With the books officially closed on Cyber Week, Hanukkah wrapped up, and Christmas on its way, the holiday retail season is now in full swing. Many consumers and retailers are cautiously optimistic, despite an unrelenting pandemic, higher prices, and inconvenient supply chain disruptions.

As the founder and CEO of FlagshipRTL, a retail data and analytics platform that counts luxury brands like Moncler, Omega, and Proenza Schouler as clients, here are my five predictions for retail in 2022:

1. Stores Make a Major Comeback

The number of retailers that have announced physical expansions recently has grown almost too large to count (Dick's Sporting Goods to open 800 stores, Ralph Lauren to open 90, Warby Parker to open 35, and the list goes on). As the cost of acquiring customers online has skyrocketed, executives have turned to in-person retail to more efficiently acquire new customers. Stores of the future will become more about distributing meaningful and personalized brand experiences. Smart brands will engage in the experimentation of new store formats and locations.

One example: Dick's is experimenting with interactive features in its stores such as batting cages, rock-climbing walls, and putting greens. Savvy retail executives realize that the halo effect -- brick-and-mortar stores offering a boost to online sales -- is alive and well and will leverage stores as a way to drive sustainable growth.

2. Stores Become Multifaceted Assets

Over the past year, as retailers were forced to become more flexible, they found a new purpose for the once one-dimensional store: distribution hubs and a convenient last-mile delivery mechanism for brands.

Ulta Beauty and Abercrombie are two of the latest retailers to offer consumers ultra-fast delivery. Retailers are also finding it less expensive to ship items from their stores. Target estimates that it costs on average 40 percent less to ship orders from its stores, compared with shipping from its warehouses. My company even had one of our customers, the luxury sports fashion brand Bogner, use its Toronto Mink Mile store as a high-touch e-commerce fulfillment center during the brunt of the pandemic.

3. Brands Use Data to Find New Customers

While many brands engage real estate brokers and professional consultancies to assist with site selection, others surprisingly use a more lax approach. "I will always tell my retail peers, wanting to open in SoHo is not a strategy," says best-selling author and retail veteran Ron Thurston.

In many ways, the pandemic has decentralized luxury retail. Whether moving to suburbs or to secondary vacation homes, there have been sizable migratory patterns over the past 18 months that have massive implications for retailers.

The Hamptons became a popular destination for many wealthy New Yorkers during the early part of the pandemic. Many luxury retailers, including Gucci, Christian Louboutin, and Dolce & Gabbana, followed them there. Retailers have begun looking beyond traditional fashion districts like Beverly Hills, Manhattan, and Miami as new hubs of commerce.

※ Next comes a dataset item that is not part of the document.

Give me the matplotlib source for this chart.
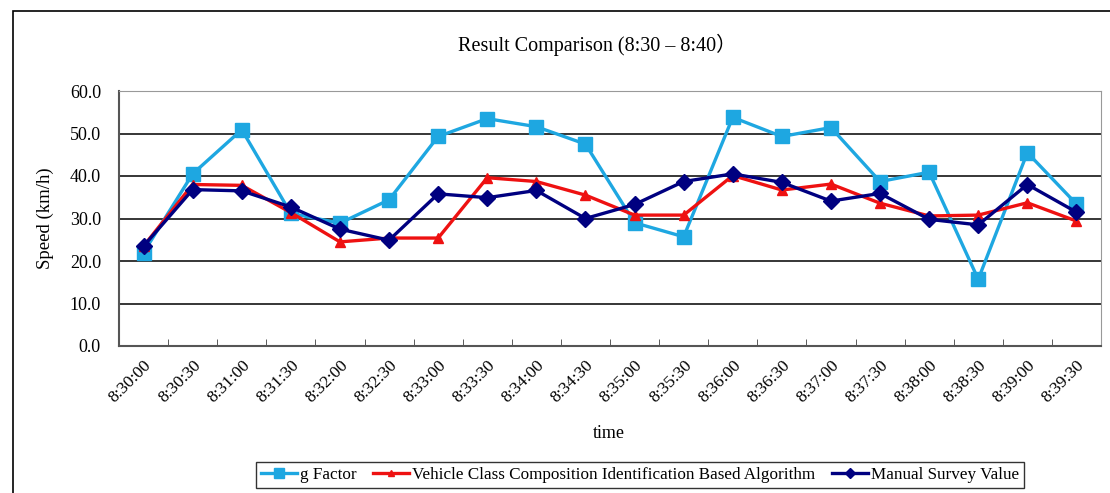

Brands are now coming to my company and asking "What are the ZIP codes we need to win? Let's go there." That's how we helped Moncler open a pop-up in Vail, Colorado, and Proenza Schouler open in East Hampton and Greenwich, Connecticut. The explosion of technology has also provided a gold mine of intelligence for retailers. From crowd-tracking cameras and point-of-sale devices to customer smartphones and in-store sensors, there's a multitude of data that can become paramount in scouting new locations.

4. Digital-Only Customer Acquisition Strategies Won't Cut It

For retailers, the rise in digital customer acquisition costs has become another reason to experiment with new acquisition channels. Costs are expected to rise further as brands like Apple and Google move to restrict the use of cookies.

As a result, several large advertisers have made deep cuts in their digital ad budgets. One example: Procter and Gamble cut a whopping $200 million. I expect to see more brands and retailers follow suit as they realize physical stores may be a more cost-efficient customer acquisition channel.

Stores are now the media--they're walking billboards that sell. Expect considerable ad spend in 2022 to be redirected toward creative experimentation of stores as retailers look for sustainable ways to acquire and retain customers.

5. Store Associates Will Become a Significant Competitive Advantage

Store managers and corporate executives alike have long realized the powerful potential of frontline retail associates to influence customers. However, they'll need to double down on this philosophy in 2022 and beyond.

"The beginning, middle, and end of building a successful retail strategy is putting people first," says Thurston. While technology plays a critical role in the modern retail experience, the most successful brands understand the power of human connection in facilitating meaningful relationships.

Retailers that optimize for experience and customer retention and adopt more customer-centric metrics around Net Promoter Score (NPS) will be better positioned to win markets, irrespective of channel.